Hyatt Hotels is launching its new Hyatt Centric brand in April, and one of the first two hotels is opening in South Beach.
Hyatt Centric South Beach Miami, at 1600 Collins Avenue, was designed by Kobi Karp and developed by Robert Finvarb Companies.
The 10-story glass tower will have 105 rooms, 700-square-feet of meeting space and a lounge bar.
A Mediterranean-inspired restaurant, Deck 16, will be on the third floor next to the hotel’s pool deck. Chef William Milian, who has worked at the Viceroy, the Delano, Mondrian South Beach and Bazaar at SLS South Beach, will be the restaurant’s executive chef.
Brian Vujnovic, vice president of the Robert Finvarb Companies, said the hotel’s excellent location and unique design are sure to set it apart from others in the area.
“It’s the area’s first branded Hyatt in the history of Miami Beach,” Vujnovic told The Real Deal.

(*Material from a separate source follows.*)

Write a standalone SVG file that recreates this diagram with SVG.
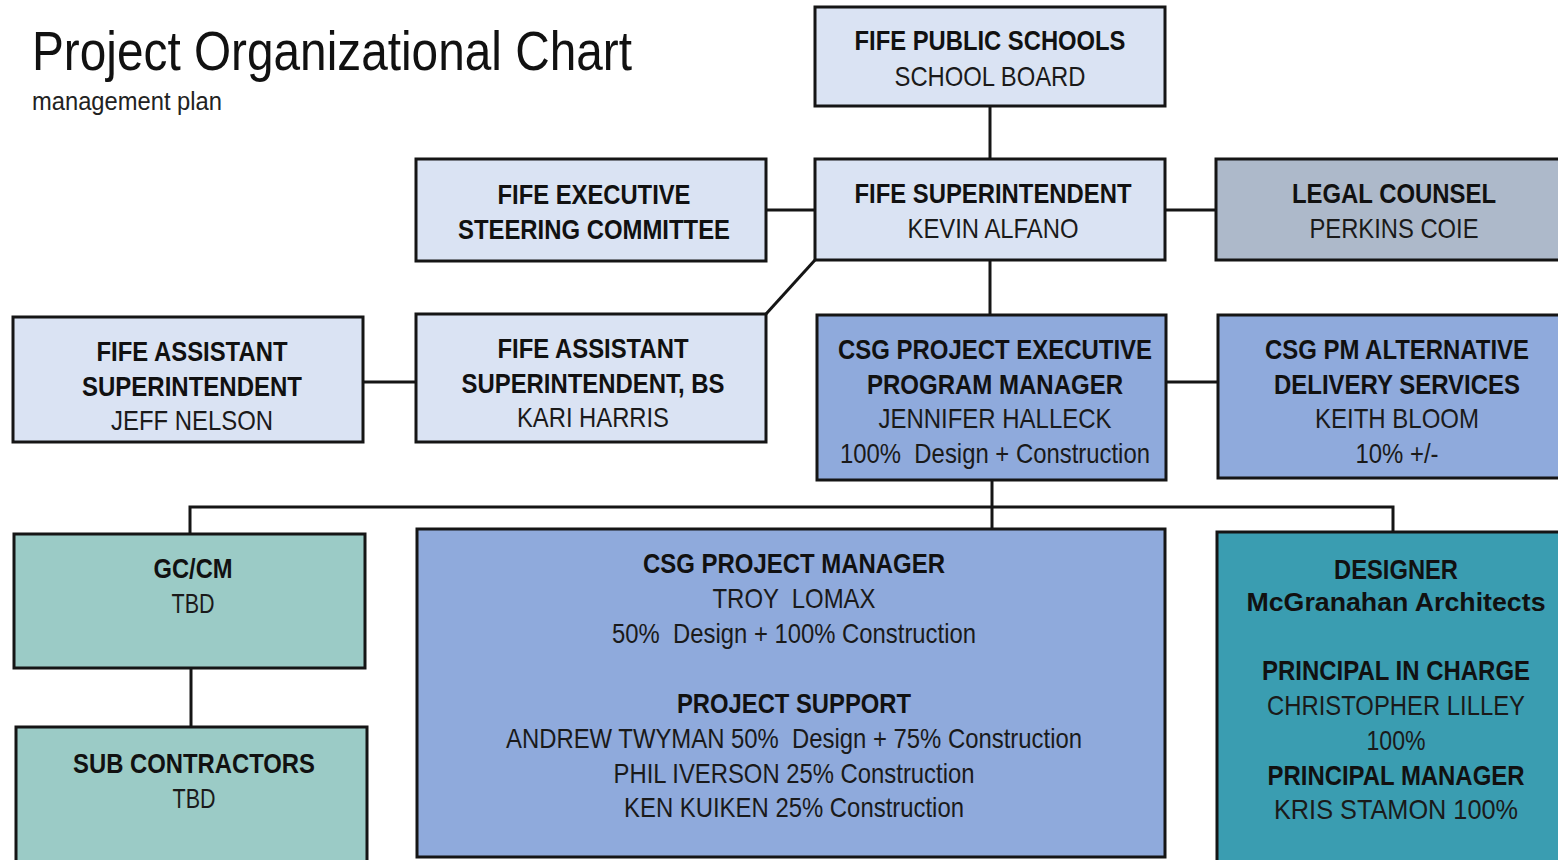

The first two Centric hotels, including one in Chicago, are adaptive reuse projects, meaning they re-purpose existing buildings. The South Beach hotel mixes modern and Art Deco architecture by retaining the front of a historic apartment building. The hotel replaced the Tropical Gardens apartments, located at the corner of 16th Street and Collins Avenue. Miami Beach’s Historic Preservation Society approved the demolition of the building’s rear in September.
The building’s old protruding eyebrows and windows mesh with the sleek design of the hotel’s tower, Karp told TRD. The new feature float above an original mid-century exterior. There is a gap between the tower and the bottom two floors, which is filled by the restaurant and pool deck.
“We had a unique opportunity to use a historic design as inspiration,” Karp said.
Robert Finvarb Companies took out a $29 million loan in November to build the hotel.